What I have seen are single men, who may be young and never married, or older and divorced. They of course have their own reasons for not wanting a committed relationship with a poly woman. They may have had their hearts broken, etc. They may not understand polyamory, like most people! Many men, if they have heard of polyamory at all, think of poly women as... well... hoes who will fuck any Tom, Dick or Harry that comes down the pike. This of course, is not true, nor do I think a poly guy like yourself is coming from this place.
 
Whenever I hear men talk about women being the reason they cannot get dates, being ghosted, friend zoned, or however else they choose to make women responsible for their own dating woes... I do not wonder what the problem is with women, I wonder what the problem is with the person stuck in the cycle.

I imagine it enticing to fall into that sort of myopic trap whereby blame is delivered to an entire group of people in leu self-reflection. That is why it's so popular amongst religious, red-pill, and kkk groups just to name a few...
 
@sagstarchild, I'm sorry you experienced this. I imagine you feel frustrated and angry at this man, shaken in your trust and also disappointed both with him and yourself. Would you agree? That's a tough place to be in.

It looks like you got some really good support out of this thread.

And I can also see kindness in what @Marcus is writing.

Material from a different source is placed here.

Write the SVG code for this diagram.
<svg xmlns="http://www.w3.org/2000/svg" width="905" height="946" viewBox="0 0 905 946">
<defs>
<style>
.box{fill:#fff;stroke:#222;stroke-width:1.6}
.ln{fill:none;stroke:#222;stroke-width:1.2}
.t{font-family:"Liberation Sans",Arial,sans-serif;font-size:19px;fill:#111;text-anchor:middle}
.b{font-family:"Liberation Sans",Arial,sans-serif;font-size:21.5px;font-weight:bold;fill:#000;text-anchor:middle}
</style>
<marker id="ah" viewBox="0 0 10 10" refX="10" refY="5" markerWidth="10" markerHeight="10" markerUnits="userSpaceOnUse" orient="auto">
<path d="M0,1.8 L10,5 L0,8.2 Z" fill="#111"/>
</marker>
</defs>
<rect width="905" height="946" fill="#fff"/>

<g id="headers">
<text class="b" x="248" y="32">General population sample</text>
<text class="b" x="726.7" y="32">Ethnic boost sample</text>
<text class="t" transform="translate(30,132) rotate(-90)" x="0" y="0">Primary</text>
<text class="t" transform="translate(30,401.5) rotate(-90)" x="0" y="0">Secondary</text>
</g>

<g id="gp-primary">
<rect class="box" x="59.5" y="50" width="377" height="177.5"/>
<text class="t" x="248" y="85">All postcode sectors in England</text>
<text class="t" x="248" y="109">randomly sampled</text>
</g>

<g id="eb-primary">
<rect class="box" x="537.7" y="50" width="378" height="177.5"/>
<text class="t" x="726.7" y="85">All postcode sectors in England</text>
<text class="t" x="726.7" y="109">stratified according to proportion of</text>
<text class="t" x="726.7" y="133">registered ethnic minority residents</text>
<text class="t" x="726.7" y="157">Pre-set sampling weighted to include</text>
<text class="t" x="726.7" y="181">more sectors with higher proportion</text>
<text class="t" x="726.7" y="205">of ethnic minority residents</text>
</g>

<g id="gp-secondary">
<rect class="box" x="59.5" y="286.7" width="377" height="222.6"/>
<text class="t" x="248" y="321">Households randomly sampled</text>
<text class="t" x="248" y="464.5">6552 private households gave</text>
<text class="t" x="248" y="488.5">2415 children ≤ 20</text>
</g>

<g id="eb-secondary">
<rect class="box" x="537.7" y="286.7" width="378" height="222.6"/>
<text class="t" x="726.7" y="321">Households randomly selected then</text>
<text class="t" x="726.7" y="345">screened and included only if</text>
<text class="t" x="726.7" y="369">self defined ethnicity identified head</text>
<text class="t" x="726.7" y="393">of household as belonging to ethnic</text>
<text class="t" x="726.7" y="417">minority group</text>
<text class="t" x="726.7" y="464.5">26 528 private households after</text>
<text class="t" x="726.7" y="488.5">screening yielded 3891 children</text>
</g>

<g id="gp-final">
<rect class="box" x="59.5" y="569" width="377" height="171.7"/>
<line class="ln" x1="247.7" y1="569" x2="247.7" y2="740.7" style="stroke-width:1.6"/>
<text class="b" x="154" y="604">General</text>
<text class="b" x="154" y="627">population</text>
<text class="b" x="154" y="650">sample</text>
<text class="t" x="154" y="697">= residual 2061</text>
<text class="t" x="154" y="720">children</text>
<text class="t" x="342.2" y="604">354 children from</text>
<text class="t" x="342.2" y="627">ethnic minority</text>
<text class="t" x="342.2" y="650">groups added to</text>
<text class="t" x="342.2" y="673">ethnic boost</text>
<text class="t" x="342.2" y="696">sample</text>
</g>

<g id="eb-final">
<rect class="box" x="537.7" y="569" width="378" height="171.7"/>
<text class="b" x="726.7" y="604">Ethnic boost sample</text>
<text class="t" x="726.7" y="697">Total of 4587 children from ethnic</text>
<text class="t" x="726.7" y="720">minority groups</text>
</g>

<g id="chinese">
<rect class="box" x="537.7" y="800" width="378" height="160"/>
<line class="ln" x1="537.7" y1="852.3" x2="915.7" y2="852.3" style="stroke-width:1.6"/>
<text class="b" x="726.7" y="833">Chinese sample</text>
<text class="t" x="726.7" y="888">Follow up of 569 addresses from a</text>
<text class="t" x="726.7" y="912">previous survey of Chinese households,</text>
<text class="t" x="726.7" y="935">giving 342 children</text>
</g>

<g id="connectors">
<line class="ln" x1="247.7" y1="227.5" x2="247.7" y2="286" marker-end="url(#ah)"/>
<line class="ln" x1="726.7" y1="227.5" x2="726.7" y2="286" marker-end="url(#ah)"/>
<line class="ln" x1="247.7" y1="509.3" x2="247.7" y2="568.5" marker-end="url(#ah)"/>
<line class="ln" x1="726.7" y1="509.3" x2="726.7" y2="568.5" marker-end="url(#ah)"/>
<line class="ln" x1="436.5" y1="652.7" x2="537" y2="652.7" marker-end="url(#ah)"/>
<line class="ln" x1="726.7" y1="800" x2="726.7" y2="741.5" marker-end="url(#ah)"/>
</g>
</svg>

When you say "I also feel so stupid that I was manipulated by someone who was better at playing the game" and "I felt he deliberately mislead", I read that as: in your self-talk you attribute bad intent to his actions. Which you simply cannot know. None of us can know. And I judge that jumping to conclusions about his intent is not helpful to you, that it can indeed obscure opportunities for introspection (as well as being worthy of introspection in itself).

To be clear, your feelings are valid no matter his intent. You're hurt. And if you're not interested in what he's offering, or you don't trust him now, you're better of walking away.